--- Stated task ---
Exactly as written, quote every line that follows, skipping the images.
........
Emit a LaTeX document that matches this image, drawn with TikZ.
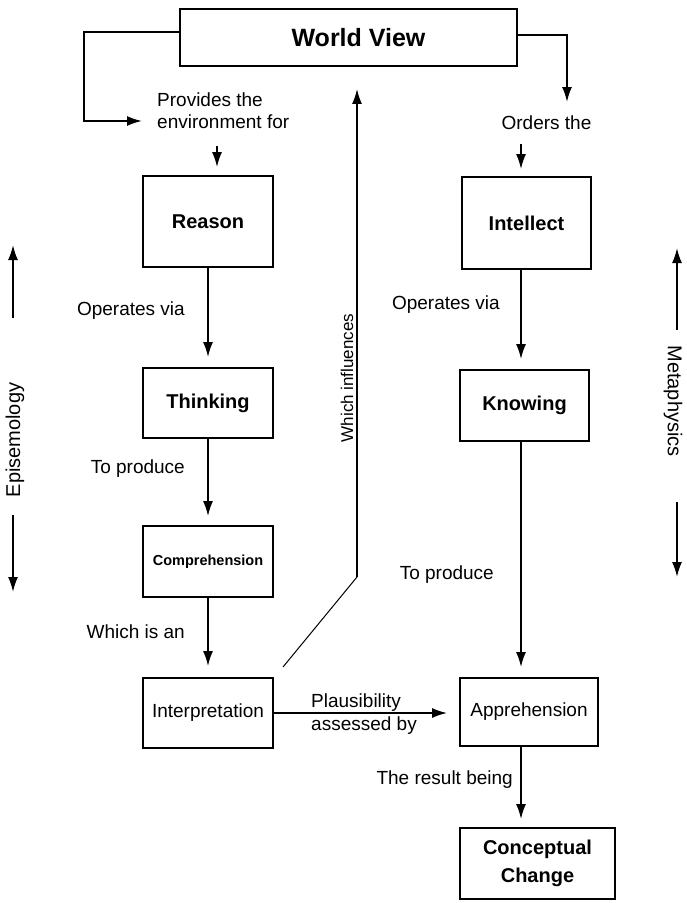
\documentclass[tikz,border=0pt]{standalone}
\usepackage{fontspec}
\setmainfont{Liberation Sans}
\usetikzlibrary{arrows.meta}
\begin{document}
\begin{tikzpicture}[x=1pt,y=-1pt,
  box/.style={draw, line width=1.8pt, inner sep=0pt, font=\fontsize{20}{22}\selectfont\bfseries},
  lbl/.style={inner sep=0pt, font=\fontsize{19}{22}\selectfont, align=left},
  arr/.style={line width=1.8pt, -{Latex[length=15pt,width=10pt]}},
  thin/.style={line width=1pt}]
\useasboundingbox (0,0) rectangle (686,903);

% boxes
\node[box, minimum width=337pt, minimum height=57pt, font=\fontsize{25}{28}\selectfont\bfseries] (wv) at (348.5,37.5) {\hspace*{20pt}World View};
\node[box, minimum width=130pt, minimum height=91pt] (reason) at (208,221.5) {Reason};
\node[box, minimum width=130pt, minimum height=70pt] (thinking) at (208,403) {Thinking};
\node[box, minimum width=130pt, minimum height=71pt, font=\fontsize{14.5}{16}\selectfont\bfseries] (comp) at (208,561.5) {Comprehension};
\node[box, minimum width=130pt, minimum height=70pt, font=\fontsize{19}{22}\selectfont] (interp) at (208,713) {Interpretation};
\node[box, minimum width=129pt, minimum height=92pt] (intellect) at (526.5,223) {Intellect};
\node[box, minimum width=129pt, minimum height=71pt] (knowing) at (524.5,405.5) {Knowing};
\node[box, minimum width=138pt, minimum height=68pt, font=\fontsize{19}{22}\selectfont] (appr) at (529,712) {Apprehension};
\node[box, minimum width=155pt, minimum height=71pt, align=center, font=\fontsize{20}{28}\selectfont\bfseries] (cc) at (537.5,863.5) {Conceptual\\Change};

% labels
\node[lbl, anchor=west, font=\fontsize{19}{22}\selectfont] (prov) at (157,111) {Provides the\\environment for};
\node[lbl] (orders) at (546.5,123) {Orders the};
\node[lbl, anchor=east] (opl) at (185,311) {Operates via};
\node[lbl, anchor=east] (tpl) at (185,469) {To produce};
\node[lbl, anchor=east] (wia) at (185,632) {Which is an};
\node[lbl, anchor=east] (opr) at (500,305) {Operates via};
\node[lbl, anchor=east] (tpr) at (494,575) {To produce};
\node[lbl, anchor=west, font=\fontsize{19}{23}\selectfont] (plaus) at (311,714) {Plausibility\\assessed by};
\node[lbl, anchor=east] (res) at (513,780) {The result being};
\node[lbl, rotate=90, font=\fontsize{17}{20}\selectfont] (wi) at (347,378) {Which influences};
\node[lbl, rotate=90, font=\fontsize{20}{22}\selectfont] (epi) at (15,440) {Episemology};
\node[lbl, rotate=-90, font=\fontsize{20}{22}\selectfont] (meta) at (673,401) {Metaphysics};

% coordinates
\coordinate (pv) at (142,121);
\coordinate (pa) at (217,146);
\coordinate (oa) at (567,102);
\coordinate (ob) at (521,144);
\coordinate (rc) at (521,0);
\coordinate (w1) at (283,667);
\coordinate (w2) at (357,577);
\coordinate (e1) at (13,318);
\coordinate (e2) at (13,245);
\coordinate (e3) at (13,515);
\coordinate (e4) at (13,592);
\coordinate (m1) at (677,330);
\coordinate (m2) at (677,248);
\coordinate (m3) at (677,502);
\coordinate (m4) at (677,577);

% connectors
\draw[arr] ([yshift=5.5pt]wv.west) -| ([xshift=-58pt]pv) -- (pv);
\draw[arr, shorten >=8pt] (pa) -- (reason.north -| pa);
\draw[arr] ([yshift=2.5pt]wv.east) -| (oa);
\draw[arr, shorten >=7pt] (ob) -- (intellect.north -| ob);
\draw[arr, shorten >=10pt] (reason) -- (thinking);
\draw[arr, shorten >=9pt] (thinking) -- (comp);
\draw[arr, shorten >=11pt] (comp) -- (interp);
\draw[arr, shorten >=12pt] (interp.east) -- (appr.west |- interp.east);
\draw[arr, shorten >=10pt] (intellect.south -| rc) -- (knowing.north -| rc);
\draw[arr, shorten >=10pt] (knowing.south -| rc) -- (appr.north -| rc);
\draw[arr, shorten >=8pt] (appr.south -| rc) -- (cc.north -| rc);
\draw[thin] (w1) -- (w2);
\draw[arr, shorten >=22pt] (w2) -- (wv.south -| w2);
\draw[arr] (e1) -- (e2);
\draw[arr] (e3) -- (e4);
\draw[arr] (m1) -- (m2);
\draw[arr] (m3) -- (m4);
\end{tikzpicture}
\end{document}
........
--- Exercise output ---
Emit a LaTeX document that matches this image, drawn with TikZ.
\documentclass[tikz,border=0pt]{standalone}
\usepackage{fontspec}
\setmainfont{Liberation Sans}
\usetikzlibrary{arrows.meta}
\begin{document}
\begin{tikzpicture}[x=1pt,y=-1pt,
  box/.style={draw, line width=1.8pt, inner sep=0pt, font=\fontsize{20}{22}\selectfont\bfseries},
  lbl/.style={inner sep=0pt, font=\fontsize{19}{22}\selectfont, align=left},
  arr/.style={line width=1.8pt, -{Latex[length=15pt,width=10pt]}},
  thin/.style={line width=1pt}]
\useasboundingbox (0,0) rectangle (686,903);

% boxes
\node[box, minimum width=337pt, minimum height=57pt, font=\fontsize{25}{28}\selectfont\bfseries] (wv) at (348.5,37.5) {\hspace*{20pt}World View};
\node[box, minimum width=130pt, minimum height=91pt] (reason) at (208,221.5) {Reason};
\node[box, minimum width=130pt, minimum height=70pt] (thinking) at (208,403) {Thinking};
\node[box, minimum width=130pt, minimum height=71pt, font=\fontsize{14.5}{16}\selectfont\bfseries] (comp) at (208,561.5) {Comprehension};
\node[box, minimum width=130pt, minimum height=70pt, font=\fontsize{19}{22}\selectfont] (interp) at (208,713) {Interpretation};
\node[box, minimum width=129pt, minimum height=92pt] (intellect) at (526.5,223) {Intellect};
\node[box, minimum width=129pt, minimum height=71pt] (knowing) at (524.5,405.5) {Knowing};
\node[box, minimum width=138pt, minimum height=68pt, font=\fontsize{19}{22}\selectfont] (appr) at (529,712) {Apprehension};
\node[box, minimum width=155pt, minimum height=71pt, align=center, font=\fontsize{20}{28}\selectfont\bfseries] (cc) at (537.5,863.5) {Conceptual\\Change};

% labels
\node[lbl, anchor=west, font=\fontsize{19}{22}\selectfont] (prov) at (157,111) {Provides the\\environment for};
\node[lbl] (orders) at (546.5,123) {Orders the};
\node[lbl, anchor=east] (opl) at (185,311) {Operates via};
\node[lbl, anchor=east] (tpl) at (185,469) {To produce};
\node[lbl, anchor=east] (wia) at (185,632) {Which is an};
\node[lbl, anchor=east] (opr) at (500,305) {Operates via};
\node[lbl, anchor=east] (tpr) at (494,575) {To produce};
\node[lbl, anchor=west, font=\fontsize{19}{23}\selectfont] (plaus) at (311,714) {Plausibility\\assessed by};
\node[lbl, anchor=east] (res) at (513,780) {The result being};
\node[lbl, rotate=90, font=\fontsize{17}{20}\selectfont] (wi) at (347,378) {Which influences};
\node[lbl, rotate=90, font=\fontsize{20}{22}\selectfont] (epi) at (15,440) {Episemology};
\node[lbl, rotate=-90, font=\fontsize{20}{22}\selectfont] (meta) at (673,401) {Metaphysics};

% coordinates
\coordinate (pv) at (142,121);
\coordinate (pa) at (217,146);
\coordinate (oa) at (567,102);
\coordinate (ob) at (521,144);
\coordinate (rc) at (521,0);
\coordinate (w1) at (283,667);
\coordinate (w2) at (357,577);
\coordinate (e1) at (13,318);
\coordinate (e2) at (13,245);
\coordinate (e3) at (13,515);
\coordinate (e4) at (13,592);
\coordinate (m1) at (677,330);
\coordinate (m2) at (677,248);
\coordinate (m3) at (677,502);
\coordinate (m4) at (677,577);

% connectors
\draw[arr] ([yshift=5.5pt]wv.west) -| ([xshift=-58pt]pv) -- (pv);
\draw[arr, shorten >=8pt] (pa) -- (reason.north -| pa);
\draw[arr] ([yshift=2.5pt]wv.east) -| (oa);
\draw[arr, shorten >=7pt] (ob) -- (intellect.north -| ob);
\draw[arr, shorten >=10pt] (reason) -- (thinking);
\draw[arr, shorten >=9pt] (thinking) -- (comp);
\draw[arr, shorten >=11pt] (comp) -- (interp);
\draw[arr, shorten >=12pt] (interp.east) -- (appr.west |- interp.east);
\draw[arr, shorten >=10pt] (intellect.south -| rc) -- (knowing.north -| rc);
\draw[arr, shorten >=10pt] (knowing.south -| rc) -- (appr.north -| rc);
\draw[arr, shorten >=8pt] (appr.south -| rc) -- (cc.north -| rc);
\draw[thin] (w1) -- (w2);
\draw[arr, shorten >=22pt] (w2) -- (wv.south -| w2);
\draw[arr] (e1) -- (e2);
\draw[arr] (e3) -- (e4);
\draw[arr] (m1) -- (m2);
\draw[arr] (m3) -- (m4);
\end{tikzpicture}
\end{document}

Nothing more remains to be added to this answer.